A beautiful long sentence about long sentences – Long Sentence #2

Essays by Shalon Sims on education, creative writing and literacy

A beautiful long sentence about long sentences – Long Sentence #2

Pico Iyer wrote a playful and eloquent article for the Los Angeles Times about his decision to write long sentences as a form of protest against our world’s obsession with speed. He explained that as a young journalist he had succumbed to the need for speed and crunched his writing into short soundbites, but as he matured in his writing and probably in life too, he discovered the glory of, and more importantly (to me), a powerful rationale for writing longer sentences. I’ve always wanted to find a solid defense for the long sentence, so that I could write on without inpunity, but had never come up with anything clever, and so it was a real pleasure for me to find this article.

Follows is the most beautiful, and one of the longest sentences in his article that gives a colourful, heartfelt explanation of his decision to write long sentences. Prepare to be amazed.

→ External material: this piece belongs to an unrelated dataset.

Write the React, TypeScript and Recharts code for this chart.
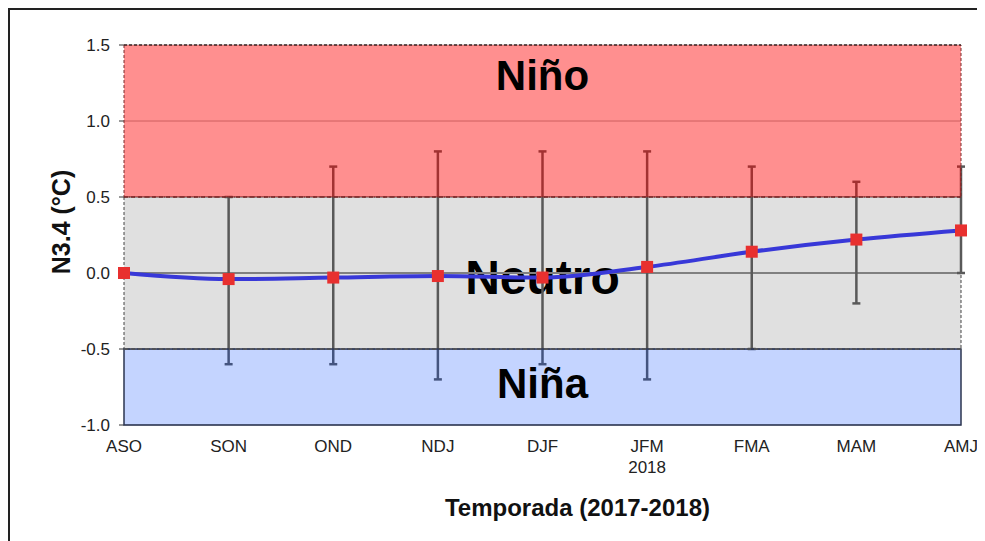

Enter (I hope) the long sentence: the collection of clauses that is so many-chambered and lavish and abundant in tones and suggestions, that has so much room for near-contradiction and ambiguity and those places in memory or imagination that can’t be simplified, or put into easy words, that it allows the reader to keep many things in her head and heart at the same time, and to descend, as by a spiral staircase, deeper into herself and those things that won’t be squeezed into an either/or.